Each page of the JUnQ book dives into the neon structures of Sene’s Cronenberg-like mutations: miniatures, models and ventilation details echo the micro-evolution of Sene’s “imaginary mundane.” Moments of object recognition flicker before receding from view. Appropriating the mechanisms of the COVID-19 pandemic, Sene seeks to conjure the sense of entrapment brought on by infection, affecting containment in the microscopic abstractions he presents of his own sculptural work. Casting his contained biotope as a friend, rather than a foe, the fragmented view of these works imbues them with a sense of intimacy and primacy.

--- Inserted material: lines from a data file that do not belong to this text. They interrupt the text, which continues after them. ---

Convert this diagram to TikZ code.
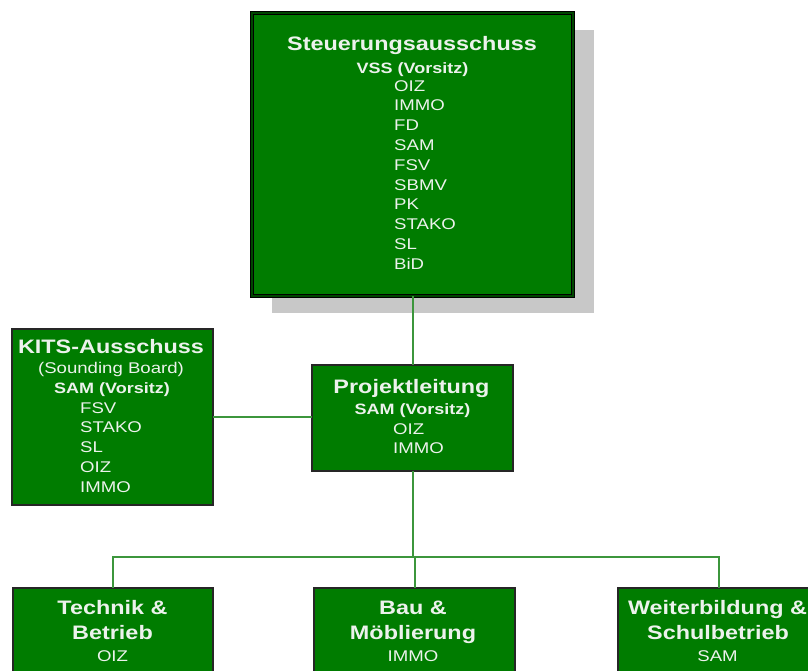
\documentclass[tikz,border=0pt]{standalone}
\usepackage{fontspec}
\setmainfont{Liberation Sans}
\usepackage{graphicx}
\definecolor{boxgreen}{RGB}{0,124,0}
\definecolor{darkgreen}{RGB}{0,70,0}
\definecolor{linegreen}{RGB}{60,150,60}
\definecolor{txt}{RGB}{236,242,236}
\definecolor{shadowgray}{RGB}{200,200,200}
\newcommand{\sx}[1]{\scalebox{1.2}[1]{#1}}
\begin{document}
\begin{tikzpicture}[x=1pt,y=-1pt,
  box/.style={draw=black!85, line width=1.5pt, fill=boxgreen, anchor=north west, inner sep=0pt, outer sep=0pt},
  ttl/.style={anchor=base, inner sep=0pt, text=txt, font=\bfseries\fontsize{19.5}{20}\selectfont},
  sub/.style={anchor=base, inner sep=0pt, text=txt, font=\bfseries\fontsize{15}{16}\selectfont},
  itm/.style={anchor=base west, inner sep=0pt, text=txt, font=\fontsize{15.5}{16}\selectfont},
  itmc/.style={itm, anchor=base},
  conn/.style={draw=linegreen, line width=2pt}]
\useasboundingbox (0,0) rectangle (808,670);
\clip (0,0) rectangle (808,670);
\fill[white] (0,0) rectangle (808,670);

% shadow of top box
\fill[shadowgray] (272,30) rectangle (594,313);

% boxes
\node[box, draw=black, line width=1.2pt, double=darkgreen, double distance=2.4pt,
      minimum width=321pt, minimum height=283pt] (top) at (252,13) {};
\node[box, minimum width=201pt, minimum height=176pt] (kits) at (12,329) {};
\node[box, minimum width=201pt, minimum height=106pt] (proj) at (312,365) {};
\node[box, minimum width=200pt, minimum height=110pt] (tech) at (13,588) {};
\node[box, minimum width=201pt, minimum height=110pt] (bau) at (314,588) {};
\node[box, minimum width=201pt, minimum height=110pt] (weit) at (618,588) {};

% connectors
\coordinate (bus) at (412.5,557);
\draw[conn] (top.south) -- (proj.north);
\draw[conn] (kits.east) -- (kits.east -| proj.west);
\draw[conn] (proj.south) -- (bus);
\draw[conn] (tech.north) |- (bus) -| (weit.north);
\draw[conn] (bus) -| (bau.north);

% top box text
\node[ttl] (topT) at (412,50) {\sx{Steuerungsausschuss}};
\node[sub] (topS) at (412.5,73) {\sx{VSS (Vorsitz)}};
\foreach \t [count=\i from 0] in {OIZ,IMMO,FD,SAM,FSV,SBMV,PK,STAKO,SL,BiD}
  \node[itm] (topI\i) at (394,{91+19.8*\i}) {\sx{\t}};

% KITS box text
\node[ttl] (kitsT) at (111,353) {\sx{KITS-Ausschuss}};
\node[itmc] (kitsB) at (111,373.5) {\sx{(Sounding Board)}};
\node[sub] (kitsS) at (112,393.5) {\sx{SAM (Vorsitz)}};
\foreach \t [count=\i from 0] in {FSV,STAKO,SL,OIZ,IMMO}
  \node[itm] (kitsI\i) at (80,{413+19.8*\i}) {\sx{\t}};

% Projektleitung text
\node[ttl] (projT) at (411.5,393) {\sx{Projektleitung}};
\node[sub] (projS) at (412.5,414) {\sx{SAM (Vorsitz)}};
\node[itm] (projI0) at (393,434) {\sx{OIZ}};
\node[itm] (projI1) at (393,453.5) {\sx{IMMO}};

% bottom boxes text
\node[ttl] (techT1) at (112.5,614) {\sx{Technik \&}};
\node[ttl] (techT2) at (112.5,639) {\sx{Betrieb}};
\node[itmc] (techI) at (112.5,661) {\sx{OIZ}};

\node[ttl] (bauT1) at (413,614) {\sx{Bau \&}};
\node[ttl] (bauT2) at (413,639) {\sx{Möblierung}};
\node[itmc] (bauI) at (413,661) {\sx{IMMO}};

\node[ttl] (weitT1) at (717.5,614) {\sx{Weiterbildung \&}};
\node[ttl] (weitT2) at (718,639) {\sx{Schulbetrieb}};
\node[itmc] (weitI) at (717.5,661) {\sx{SAM}};
\end{tikzpicture}
\end{document}
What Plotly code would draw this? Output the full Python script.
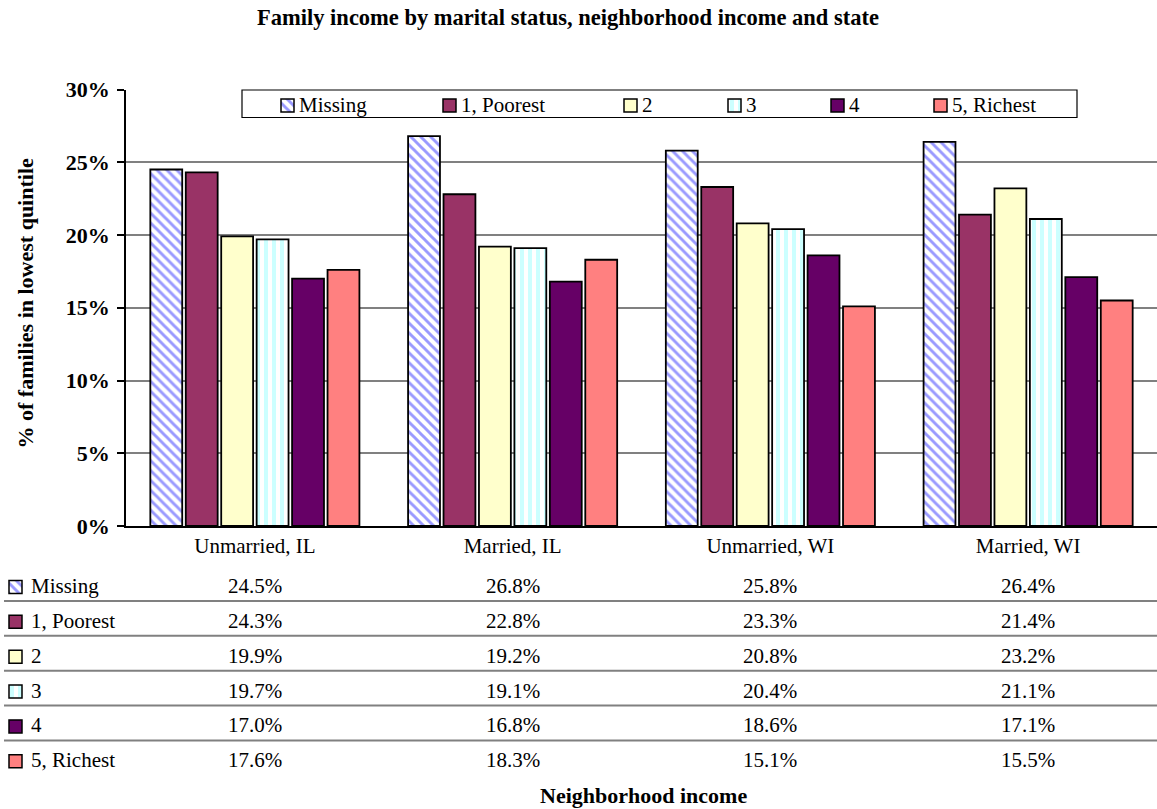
import plotly.graph_objects as go

# ---- data -------------------------------------------------------------
categories = ["Unmarried, IL", "Married, IL", "Unmarried, WI", "Married, WI"]
series_names = ["Missing", "1, Poorest", "2", "3", "4", "5, Richest"]

missing = [24.5, 26.8, 25.8, 26.4]
poorest = [24.3, 22.8, 23.3, 21.4]
quint2 = [19.9, 19.2, 20.8, 23.2]
quint3 = [19.7, 19.1, 20.4, 21.1]
quint4 = [17.0, 16.8, 18.6, 17.1]
richest = [17.6, 18.3, 15.1, 15.5]

y_ticks = [0, 5, 10, 15, 20, 25, 30]
y_tick_labels = [f"{v}%" for v in y_ticks]

series_values = [missing, poorest, quint2, quint3, quint4, richest]

# ---- styling ----------------------------------------------------------
W, H = 1157, 809
FONT = "Liberation Serif"

markers = [
    dict(color="white", line=dict(color="black", width=1.8),
         pattern=dict(shape="\\", fgcolor="#9999ff", bgcolor="white",
                      size=7, solidity=0.42, fillmode="replace")),
    dict(color="#993366", line=dict(color="black", width=1.8)),
    dict(color="#ffffcc", line=dict(color="black", width=1.8)),
    dict(color="white", line=dict(color="black", width=1.8),
         pattern=dict(shape="|", fgcolor="#ccffff", bgcolor="white",
                      size=8, solidity=0.5, fillmode="replace")),
    dict(color="#660066", line=dict(color="black", width=1.8)),
    dict(color="#ff8080", line=dict(color="black", width=1.8)),
]


def px_x(x):
    return x / W


def px_y(y):
    return 1 - y / H


fig = go.Figure()

# grouped bars
for name, vals, mk in zip(series_names, series_values, markers):
    fig.add_trace(go.Bar(x=categories, y=vals, name=name, marker=mk,
                         showlegend=False, xaxis="x", yaxis="y"))

# swatches for the legend box and the data table, drawn on a pixel-space overlay axis
SW = 13
legend_swatch_x = [281, 443, 624, 728, 831, 934]
legend_swatch_top = 99
table_swatch_x = 9
row_center0 = 587
row_step = 34.85
for i, mk in enumerate(markers):
    mk2 = dict(mk)
    mk2["line"] = dict(color="black", width=1.5)
    fig.add_trace(go.Bar(
        x=[legend_swatch_x[i], table_swatch_x],
        y=[SW, SW],
        base=[legend_swatch_top, row_center0 + i * row_step - SW / 2],
        width=SW, offset=0, marker=mk2, showlegend=False,
        xaxis="x2", yaxis="y2", hoverinfo="skip"))

annotations = []

# legend labels
for i, name in enumerate(series_names):
    annotations.append(dict(x=px_x(legend_swatch_x[i] + SW + 3), y=px_y(105.5),
                            xref="paper", yref="paper", text=name,
                            xanchor="left", yanchor="middle", showarrow=False,
                            font=dict(family=FONT, size=21, color="black")))

# data table: row labels and values
for i, (name, vals) in enumerate(zip(series_names, series_values)):
    yc = row_center0 + i * row_step - 1
    annotations.append(dict(x=px_x(29), y=px_y(yc), xref="paper", yref="paper",
                            text=name, xanchor="left", yanchor="middle",
                            showarrow=False,
                            font=dict(family=FONT, size=21, color="black")))
    for cat, v in zip(categories, vals):
        annotations.append(dict(x=cat, y=px_y(yc), xref="x", yref="paper",
                                text=f"{v:.1f}%", xanchor="center",
                                yanchor="middle", showarrow=False,
                                font=dict(family=FONT, size=21, color="black")))

# titles
annotations.append(dict(x=px_x(567.5), y=px_y(18), xref="paper", yref="paper",
                        text="<b>Family income by marital status, neighborhood income and state</b>",
                        showarrow=False, xanchor="center", yanchor="middle",
                        font=dict(family=FONT, size=22.5, color="black")))
annotations.append(dict(x=px_x(643), y=px_y(795), xref="paper", yref="paper",
                        text="<b>Neighborhood income</b>", showarrow=False,
                        xanchor="center", yanchor="middle",
                        font=dict(family=FONT, size=22, color="black")))
annotations.append(dict(x=px_x(25), y=px_y(303.5), xref="paper", yref="paper",
                        text="<b>% of families in lowest quintile</b>",
                        showarrow=False, textangle=-90, xanchor="center",
                        yanchor="middle",
                        font=dict(family=FONT, size=22, color="black")))

shapes = []
# legend frame
shapes.append(dict(type="rect", xref="paper", yref="paper",
                   x0=px_x(242), x1=px_x(1077), y0=px_y(90), y1=px_y(117.5),
                   line=dict(color="black", width=1.2),
                   fillcolor="rgba(0,0,0,0)", layer="above"))
# table row separators
sep0 = 601
for i in range(5):
    yy = px_y(sep0 + i * row_step)
    shapes.append(dict(type="line", xref="paper", yref="paper",
                       x0=px_x(4), x1=1, y0=yy, y1=yy,
                       line=dict(color="#808080", width=2), layer="above"))

fig.update_layout(
    width=W, height=H,
    autosize=False,
    margin=dict(l=0, r=0, t=0, b=0, pad=0, autoexpand=False),
    paper_bgcolor="white",
    plot_bgcolor="rgba(0,0,0,0)",
    barmode="group",
    bargap=0.175,
    bargroupgap=0.1,
    showlegend=False,
    font=dict(family=FONT, color="black"),
    xaxis=dict(domain=[px_x(126), 1], range=[-0.5, 3.5],
               showline=True, linecolor="black", linewidth=2,
               ticks="", showgrid=False, automargin=False,
               tickfont=dict(family=FONT, size=21, color="black"),
               anchor="y"),
    yaxis=dict(domain=[px_y(526), px_y(89.5)], range=[0, 30],
               tickmode="array", tickvals=y_ticks, ticktext=y_tick_labels,
               showline=True, linecolor="black", linewidth=1.5,
               ticks="outside", ticklen=7, tickcolor="black", tickwidth=1.5,
               ticklabelstandoff=3,
               showgrid=True, gridcolor="#808080", gridwidth=1.5,
               zeroline=False, automargin=False,
               tickfont=dict(family=FONT, size=22, color="black", weight="bold"),
               anchor="x"),
    xaxis2=dict(domain=[0, 1], range=[0, W], visible=False, anchor="y2",
                fixedrange=True, automargin=False),
    yaxis2=dict(domain=[0, 1], range=[H, 0], visible=False, anchor="x2",
                fixedrange=True, automargin=False),
    annotations=annotations,
    shapes=shapes,
)

fig.write_html("out.html")
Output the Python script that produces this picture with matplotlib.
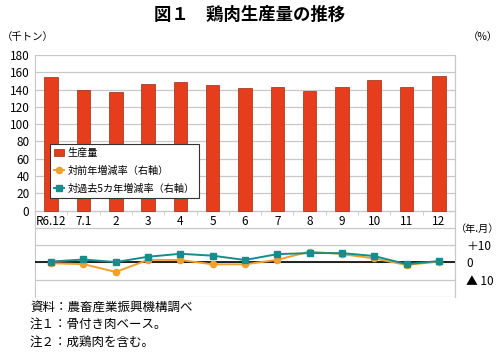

It features a bespoke type designed in collaboration with Marie Mam-Sai Bellier and Marine Stephan. Evocative of archeology and the imagined glyphs traced by lost civilizations, the type provides an (il)legible scripture to JUnQ’s multi-fold universe.
JUnQ, or the Journal of Unsolved Questions, is modeled on a parallel exercise: to sketch music and to score sculptures. Part exhibition, part book and part album release, JUnQ seeks to propose a collaborative language that binds the algorithmic needs of an artificial pop star to the performance of the artist himself. Boundaries between reality and artifice are blurred in a continuous chain of confrontation and sublimation, wherein a romance between analog evolution and digital experimentation is born.
The immersive project released by PAN represents Erwan Sene’s debut album and the multifaceted nature of his approach. Composed like a chorus of fantastical beasts, the album wanders atmospherically through a fogged wood. Sounds are never used for their default function–– they are sculpted, distorted and amplified, becoming hybrids of themselves. A haunting banshee, the monstrous growl of an Orc, Siren songs wafting through the trees–– these and more are recreated with sinuous violins, muffled harpsichord and digital instruments, culminating in a a vibrant “jungle” of sound.